[ntp:questions] Thoughts on KOD

Rob nomail at example.com
Tue Jul 8 11:11:28 UTC 2014


Harlan Stenn <stenn at ntp.org> wrote:
> Rob writes:
>> Harlan Stenn <stenn at ntp.org> wrote:
>> > Rob writes:
>> >> Jan Ceuleers <jan.ceuleers at computer.org> wrote:
>> >> > I recommend providing motivation for the undesired clients to stop using
>> >> > the server, by the server sending a regular response indicating that it
>> >> > is not synchronised or replying in some other way that has no
>> >> > timekeeping value to the offending client.
>> >> 
>> >> Well, that is what KOD actually is.
>> >> However, it has so many broken and inconsistent bits that some clients
>> >> believe that they have received a corrupted packet and decide to re-try
>> >> the request to see if that results in a better response.
>> >
>> > What are these "many broken and inconsistent bits" of which you speak?
>> 
>> Strange stratum, both leap bits set, etc.
>
> The definition of a KoD packet is that the Stratum field is 0, which *by
> definition* is unspecified/invalid.  Neither broken nor inconsistent.
>
> If the system sending the KoD sets both leap bits, again, *by
> definition* that means the sending system is saying "my clock is invalid
> - don't believe it."  Neither broken nor inconsistent.

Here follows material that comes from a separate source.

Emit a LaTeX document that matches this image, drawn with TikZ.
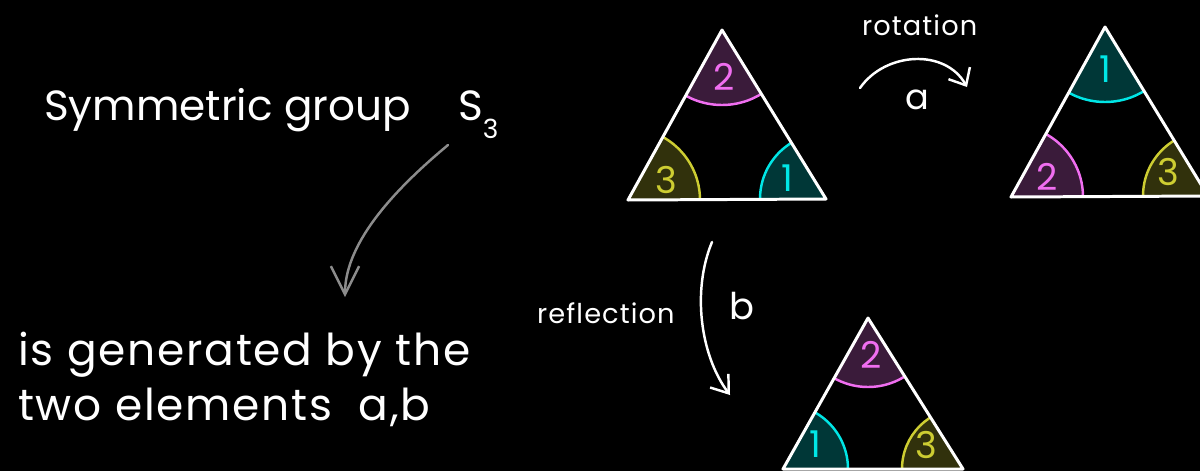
\documentclass[tikz,border=0pt]{standalone}
\usepackage{fontspec}
\setmainfont{Poppins}
\usepackage{tikz}
\usetikzlibrary{arrows.meta, positioning}
\definecolor{mymag}{RGB}{240, 110, 240}
\definecolor{mycyan}{RGB}{0, 230, 230}
\definecolor{myyel}{RGB}{205, 205, 50}
\definecolor{mygray}{RGB}{140, 140, 140}
% filled corner of a triangle: vertex, radius, colour
\newcommand{\angmark}[3]{%
  \fill[#3!24!black] (#1) circle (#2);
  \draw[#3, line width=1.4pt] (#1) circle (#2);}

\begin{document}
\begin{tikzpicture}[x=0.02cm, y=-0.02cm,
          tri/.style={draw=white, line width=1.7pt, line join=round},
          big/.style={text=white, font=\fontsize{24}{28}\selectfont},
          bigger/.style={text=white,
                         font=\fontsize{25}{28}\selectfont\addfontfeature{LetterSpace=4}},
          small/.style={text=white,
                        font=\fontsize{15.5}{16}\selectfont\addfontfeature{LetterSpace=4}},
          num/.style={font=\fontsize{21}{21}\selectfont, inner sep=0pt},
          hand/.style={white, line width=1.4pt, line cap=round}]
        \fill[black] (0,0) rectangle (1200,471);
        \useasboundingbox (0,0) rectangle (1200,471);
        \clip (0,0) rectangle (1200,471);
        % text on the left
        \node[big, anchor=base west] (sym) at (38,120) {Symmetric group};
        \node[big, anchor=base west] (s3) at (452,120)
          {S\raisebox{-0.45em}{\fontsize{15}{15}\selectfont 3}};
        \node[bigger, anchor=base west] (gen) at (12,365) {is generated by the};
        \node[bigger, anchor=base west] (two) at (12,420)
          {two elements\hspace{0.6em}a,b};
        \coordinate (g1) at (448,145);
        \coordinate (g2) at (345,297);
        \draw[mygray, line width=1.4pt, line cap=round,
              -{Straight Barb[length=16pt, width=16pt, line width=1.4pt]}]
          (g1) .. controls (400,185) and (345,240) .. (g2);
        % triangle before
        \coordinate (t1a) at (722,30);
        \coordinate (t1b) at (628,200);
        \coordinate (t1c) at (826,199);
        \begin{scope}
          \clip (t1a) -- (t1b) -- (t1c) -- cycle;
          \angmark{t1a}{75}{mymag}
          \angmark{t1b}{72}{myyel}
          \angmark{t1c}{66}{mycyan}
        \end{scope}
        \draw[tri] (t1a) -- (t1b) -- (t1c) -- cycle;
        \node[num, mymag] (t1n2) at (724,77) {2};
        \node[num, myyel] (t1n3) at (666,180) {3};
        \node[num, mycyan] (t1n1) at (787,178) {1};
        % rotation a
        \node[small, anchor=base west] (rot) at (856,35) {rotation};
        \coordinate (r1) at (860,88);
        \coordinate (r2) at (967,87);
        \draw[hand, -{Straight Barb[length=8pt, width=14pt, line width=1.4pt]}]
          (r1) .. controls (885,52) and (945,48) .. (r2);
        \node[text=white, font=\fontsize{20}{20}\selectfont] (a) at (917,100) {a};
        \coordinate (t2a) at (1105,27);
        \coordinate (t2b) at (1011,197);
        \coordinate (t2c) at (1208,196);
        \begin{scope}
          \clip (t2a) -- (t2b) -- (t2c) -- cycle;
          \angmark{t2a}{75}{mycyan}
          \angmark{t2b}{72}{mymag}
          \angmark{t2c}{65}{myyel}
        \end{scope}
        \draw[tri] (t2a) -- (t2b) -- (t2c) -- cycle;
        \node[num, mycyan] (t2n1) at (1105,69) {1};
        \node[num, mymag] (t2n2) at (1047,177) {2};
        \node[num, myyel] (t2n3) at (1168,172) {3};
        % reflection b
        \node[small, anchor=base west] (refl) at (531,323) {reflection};
        \coordinate (f1) at (712,242);
        \coordinate (f2) at (730,395);
        \draw[hand, -{Straight Barb[length=9pt, width=13pt, line width=1.4pt]}]
          (f1) .. controls (692,290) and (700,355) .. (f2);
        \node[text=white, font=\fontsize{21}{21}\selectfont] (b) at (742,306) {b};
        \coordinate (t3a) at (868,318);
        \coordinate (t3b) at (783,469);
        \coordinate (t3c) at (963,469);
        \begin{scope}
          \clip (t3a) -- (t3b) -- (t3c) -- cycle;
          \angmark{t3a}{69}{mymag}
          \angmark{t3b}{65}{mycyan}
          \angmark{t3c}{61}{myyel}
        \end{scope}
        \draw[tri] (t3a) -- (t3b) -- (t3c) -- cycle;
        \node[num, mymag] (t3n2) at (871,355) {2};
        \node[num, mycyan] (t3n1) at (815,444) {1};
        \node[num, myyel] (t3n3) at (926,445) {3};
      \end{tikzpicture}
\end{document}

What I mean is that those fields are not what the simple client expects
to get, and those stupid programmers believe that they can get a correct
reply by re-trying the request.

> If somebody chooses to implement an NTP client that blows past these
> core definitions in the NTP RFCs that's their fault.  We're talking
> about definitions that are unchanged since NTPv1.

Of course when programmers would follow definitions and specifications
the whole problem would not exist.  But in practice, programmers tweak
their code just long enough to get it working during some testing, and
they are not prepared to handle errors or replies they never see during
testing.

> I'm not buying your assertion, but I could be missing something. Also,
> you did say "etc" and there might be some other cases there that would
> change my mind.  But I doubt it, as S0 is a showstopper, as is LI=3.

I have no idea what software was running at the other end and what
failure modes it has.  I only saw the reactions to obvious things I
tried (like dropping requests and sending KOD replies).
Things were not looking good.  And when I googled for it, I quickly
discovered I was not the only one making these observations.